Methods: MC simulations of an x-ray tube were carried out using a modified version of BEAMnrc. A phase space (PHSP) file was collected at the exit of the tube and photons sorted into three categories: primary, tube scatter, or off-focal radiation. A PCA whitening transforms was calculated using the covariance matrix of the primary PHSP components (energy, position, and direction) and used to transform the PHSP data. A set of 5 quantile functions were created from the transformed PHSP data and sampled using MC techniques to simulate an energy fluence image.
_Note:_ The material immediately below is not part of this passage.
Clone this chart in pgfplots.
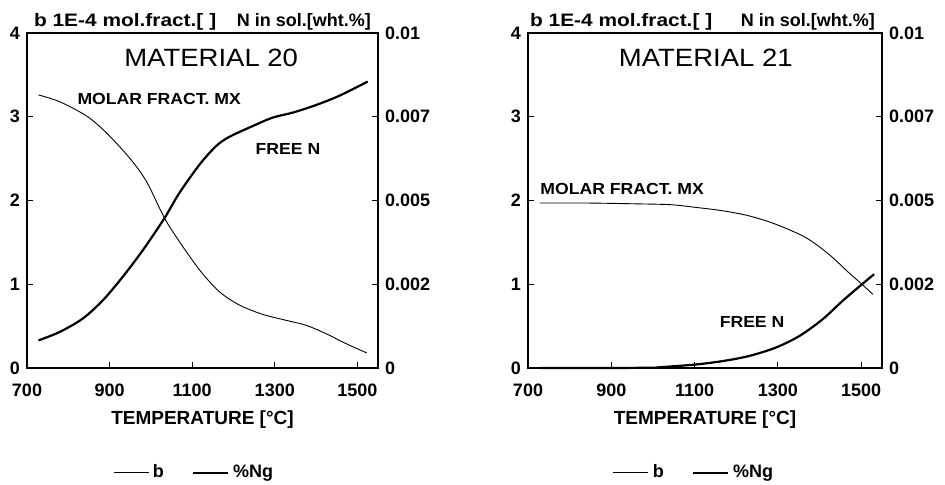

Results: The statistical analysis showed the primary PHSP had correlations between position and direction which were reduced by using the PCA whitening transform allowing the creation of 5 quantile functions from the marginalized probability distributions functions of the transformed PHSP components. The mean absolute error of the energy fluence image when compared to the BEAMnrc data was 1.2%. When the data is untransformed the error was 26.6%.
Conclusion: Our automated method reduces the memory required to accurately simulate a x-ray source on a GPU MC system. Instead of loading a pre-computed phase-space or multivariate quantile function a set of 5 quantile functions and a transform can be loaded and sampled from. This method reduces the memory requirements by greater than 5 orders of magnitude, going from gigabytes of data to kilobytes.
Funding Support, Disclosures, and Conflict of Interest: Funding was received from Elekta, no Elekta products or materials were tested or evaluated in the submission.